■ **WHAT IS EXPECTED**
Wherever the string "this" appears in a line, extract that line.

--*--

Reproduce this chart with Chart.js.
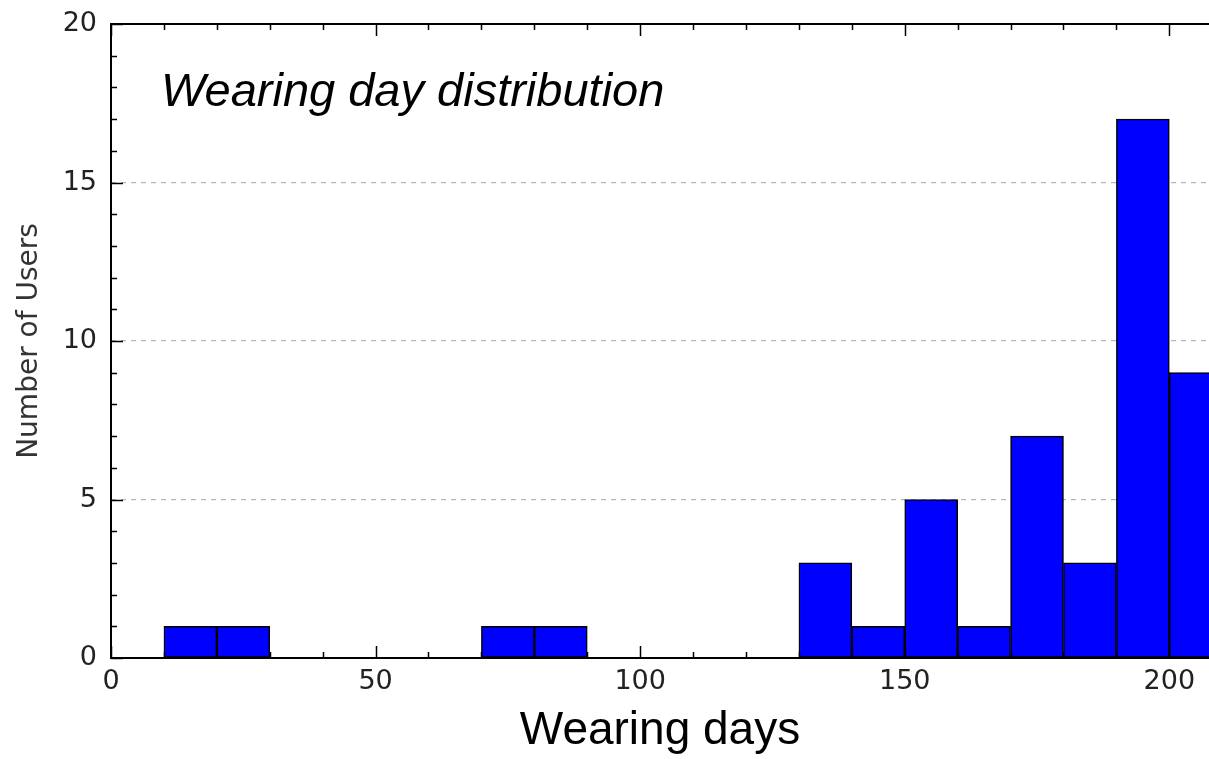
<!DOCTYPE html>
<html>
  <head>
    <title>Wearing day distribution</title>
    <script src="https://cdn.jsdelivr.net/npm/chart.js@4.4.0/dist/chart.umd.min.js"></script>
    <style>
      body { margin: 0; background: #fff; }
      #wrap { width: 1209px; height: 759px; }
    </style>
  </head>

  <body>
    <div id="wrap"><canvas id="hist" width="1209" height="759"></canvas></div>
  </body>

  <script>
    // histogram bins (start of each 10-day bin) and user counts
    var binStarts = [10, 20, 70, 80, 130, 140, 150, 160, 170, 180, 190, 200];
    var userCounts = [1, 1, 1, 1, 3, 1, 5, 1, 7, 3, 17, 9];
    var binWidth = 10;

    var xTickValues = [0, 50, 100, 150, 200];
    var yTickValues = [0, 5, 10, 15, 20];

    var chartTitle = "Wearing day distribution";
    var xTitle = "Wearing days";
    var yTitle = "Number of Users";

    var points = [];
    for (var i = 0; i < binStarts.length; i++) {
      points.push({x: binStarts[i] + binWidth / 2, y: userCounts[i]});
    }

    // spines, inward ticks (matplotlib look) and the italic title inside the axes
    var framePlugin = {
      id: "frame",
      afterDraw: function(chart) {
        var ctx = chart.ctx;
        var a = chart.chartArea;
        var xs = chart.scales.x, ys = chart.scales.y;
        ctx.save();
        ctx.strokeStyle = "#000";
        ctx.lineWidth = 1.5;
        var v, px, len;
        for (v = 0; v <= 200; v += 10) {
          px = Math.round(xs.getPixelForValue(v)) + 0.5;
          len = (v % 50 === 0) ? 12 : 6;
          ctx.beginPath();
          ctx.moveTo(px, a.bottom); ctx.lineTo(px, a.bottom - len);
          ctx.moveTo(px, a.top); ctx.lineTo(px, a.top + len);
          ctx.stroke();
        }
        for (v = 0; v <= 20; v += 1) {
          px = Math.round(ys.getPixelForValue(v)) + 0.5;
          len = (v % 5 === 0) ? 12 : 6;
          ctx.beginPath();
          ctx.moveTo(a.left, px); ctx.lineTo(a.left + len, px);
          ctx.stroke();
        }
        ctx.lineWidth = 2;
        ctx.beginPath();
        ctx.moveTo(a.right, a.top);
        ctx.lineTo(a.left, a.top);
        ctx.lineTo(a.left, a.bottom);
        ctx.lineTo(a.right, a.bottom);
        ctx.stroke();

        ctx.fillStyle = "#000";
        ctx.font = "italic 47px 'Liberation Sans', Arial, sans-serif";
        ctx.textBaseline = "alphabetic";
        ctx.textAlign = "left";
        ctx.fillText(chartTitle, a.left + 50, a.top + 82);
        ctx.restore();
      }
    };

    new Chart(document.getElementById("hist"), {
      type: "bar",
      data: {
        datasets: [{
          data: points,
          backgroundColor: "#0000ff",
          borderColor: "#000",
          borderWidth: 1.5,
          borderSkipped: false,
          barPercentage: 1.0,
          categoryPercentage: 1.0
        }]
      },
      options: {
        responsive: false,
        animation: false,
        layout: { padding: { top: 24, right: 0, left: 0, bottom: 0 } },
        plugins: {
          legend: { display: false },
          tooltip: { enabled: false }
        },
        scales: {
          x: {
            type: "linear",
            min: 0,
            max: 207.5,
            offset: false,
            afterFit: function(scale) {
              scale.height = 101;
              scale.paddingLeft = 0;
              scale.paddingRight = 0;
            },
            afterBuildTicks: function(scale) {
              scale.ticks = xTickValues.map(function(t) { return {value: t}; });
            },
            grid: { display: false, drawTicks: false, offset: false },
            border: { display: false },
            ticks: {
              includeBounds: false,
              padding: 8,
              maxRotation: 0,
              color: "#222",
              font: { family: "'DejaVu Sans'", size: 27 }
            },
            title: {
              display: true,
              text: xTitle,
              color: "#000",
              font: { family: "'Liberation Sans', Arial", size: 46 },
              padding: { top: 0, bottom: 0 }
            }
          },
          y: {
            min: 0,
            max: 20,
            afterFit: function(scale) {
              scale.width = 111;
              scale.paddingTop = 0;
              scale.paddingBottom = 0;
            },
            afterBuildTicks: function(scale) {
              scale.ticks = yTickValues.map(function(t) { return {value: t}; });
            },
            grid: {
              drawTicks: false,
              lineWidth: 1.2,
              color: function(c) {
                if (c.tick && (c.tick.value === 0 || c.tick.value === 20)) return "rgba(0,0,0,0)";
                return "#b4b4b4";
              }
            },
            border: { display: false, dash: [5, 5] },
            ticks: {
              padding: 14,
              color: "#222",
              font: { family: "'DejaVu Sans'", size: 27 }
            },
            title: {
              display: true,
              text: yTitle,
              color: "#333",
              font: { family: "'DejaVu Sans'", size: 28 },
              padding: { top: 13, bottom: 0 }
            }
          }
        }
      },
      plugins: [framePlugin]
    });
  </script>
</html>
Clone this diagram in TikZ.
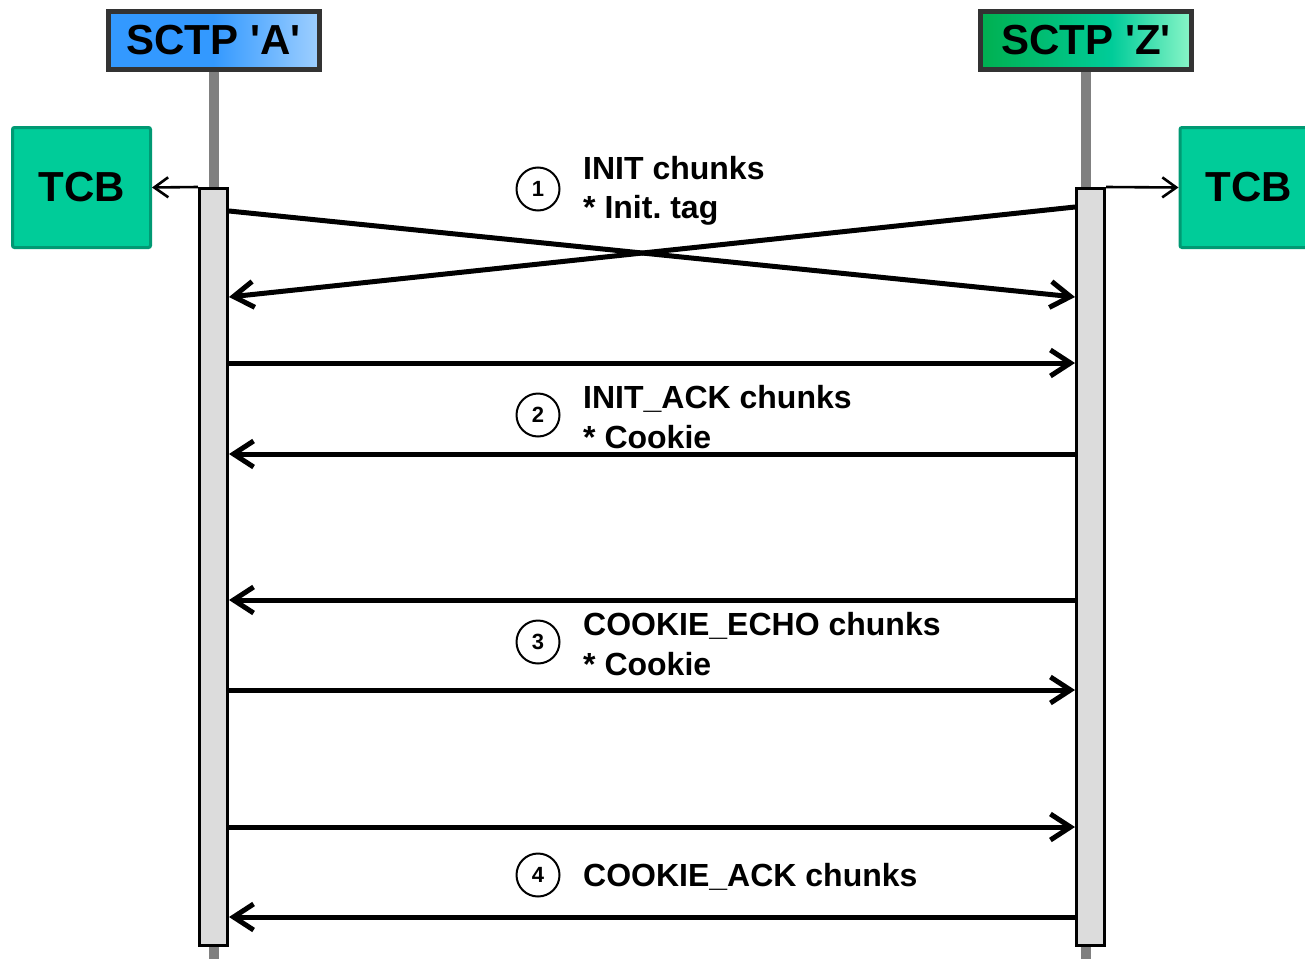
\documentclass[tikz,border=0pt]{standalone}
\usepackage{fontspec}
\setmainfont{Liberation Sans}
\usetikzlibrary{arrows.meta,positioning}
\definecolor{sctpblue}{HTML}{3399FF}
\definecolor{sctpbluelight}{HTML}{9ECFFF}
\definecolor{sctpgreen}{HTML}{00B050}
\definecolor{sctpgreenmid}{HTML}{00CC99}
\definecolor{sctpgreenlight}{HTML}{8AF5C8}
\definecolor{hdredge}{HTML}{333333}
\definecolor{tcbfill}{HTML}{00CC99}
\definecolor{tcbedge}{HTML}{009973}
\definecolor{barfill}{HTML}{DCDCDC}
\definecolor{lifegray}{HTML}{808080}
\pgfdeclarehorizontalshading{shadeA}{100bp}{color(0bp)=(sctpblue); color(25bp)=(sctpblue); color(50bp)=(sctpblue); color(75bp)=(sctpbluelight); color(100bp)=(sctpbluelight)}
\pgfdeclarehorizontalshading{shadeZ}{100bp}{color(0bp)=(sctpgreen); color(25bp)=(sctpgreen); color(56bp)=(sctpgreenmid); color(75bp)=(sctpgreenlight); color(100bp)=(sctpgreenlight)}
\begin{document}
\begin{tikzpicture}[x=1pt,y=-1pt,
    header/.style={draw=hdredge, line width=5pt, minimum width=211pt, minimum height=58pt,
        inner sep=0pt, font=\bfseries\fontsize{42}{48}\selectfont},
    tcb/.style={draw=tcbedge, fill=tcbfill, line width=3pt, rounded corners=2pt,
        minimum width=138pt, minimum height=120pt, font=\bfseries\fontsize{42}{48}\selectfont},
    bar/.style={draw=black, fill=barfill, line width=3pt, minimum width=28pt,
        minimum height=757pt, inner sep=0pt},
    life/.style={draw=lifegray, line width=10pt},
    msg/.style={line width=5pt, -{Straight Barb[length=20pt,width=26pt]}},
    tcbarrow/.style={line width=2.6pt, -{Straight Barb[length=14pt,width=20pt]}},
    stepnum/.style={circle, draw, line width=2pt, minimum size=43pt, inner sep=0pt,
        font=\bfseries\fontsize{22}{26}\selectfont},
    msglabel/.style={inner sep=0pt, align=left, yshift=-2pt,
        font=\bfseries\fontsize{32}{39.5}\selectfont}]
    \useasboundingbox (0,0) rectangle (1305,958);
    \clip (0,0) rectangle (1305,958);
    \node[header, shading=shadeA] (hdrA) at (213.5,40.5) {SCTP \textquotesingle A\textquotesingle};
    \node[header, shading=shadeZ] (hdrZ) at (1086,40.5) {SCTP \textquotesingle Z\textquotesingle};
    \draw[life] (hdrA.south) -- (hdrA.south |- 0,970);
    \draw[life] (hdrZ.south) -- (hdrZ.south |- 0,970);
    \node[bar] (barA) at (213.5,567) {};
    \node[bar] (barZ) at (1090.5,567) {};
    \node[tcb] (tcbA) at (81.5,187.5) {TCB};
    \node[tcb] (tcbZ) at (1249,187.5) {TCB};
    \draw[tcbarrow] (barA.north west) -- (tcbA.east);
    \draw[tcbarrow] (barZ.north east) -- (tcbZ.west);
    % INIT
    \draw[msg] (barA.east |- 0,211) -- (barZ.west |- 0,297);
    \draw[msg] (barZ.west |- 0,207) -- (barA.east |- 0,297);
    \node[stepnum] (c1) at (538,189) {1};
    \node[msglabel, right=22.5pt of c1] (l1) {INIT chunks\\* Init.\ tag};
    % INIT_ACK
    \draw[msg] (barA.east |- 0,363) -- (barZ.west |- 0,363);
    \draw[msg] (barZ.west |- 0,454) -- (barA.east |- 0,454);
    \node[stepnum] (c2) at (538,415) {2};
    \node[msglabel, right=22.5pt of c2] (l2) {INIT\_ACK chunks\\* Cookie};
    % COOKIE_ECHO
    \draw[msg] (barZ.west |- 0,600) -- (barA.east |- 0,600);
    \draw[msg] (barA.east |- 0,690) -- (barZ.west |- 0,690);
    \node[stepnum] (c3) at (538,642) {3};
    \node[msglabel, right=22.5pt of c3] (l3) {COOKIE\_ECHO chunks\\* Cookie};
    % COOKIE_ACK
    \draw[msg] (barA.east |- 0,827) -- (barZ.west |- 0,827);
    \draw[msg] (barZ.west |- 0,917) -- (barA.east |- 0,917);
    \node[stepnum] (c4) at (538,875) {4};
    \node[msglabel, right=22.5pt of c4] (l4) {COOKIE\_ACK chunks};
\end{tikzpicture}
\end{document}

--*--

■ **EXERCISE RESPONSE**
Reproduce this chart with Chart.js.
Clone this diagram in TikZ.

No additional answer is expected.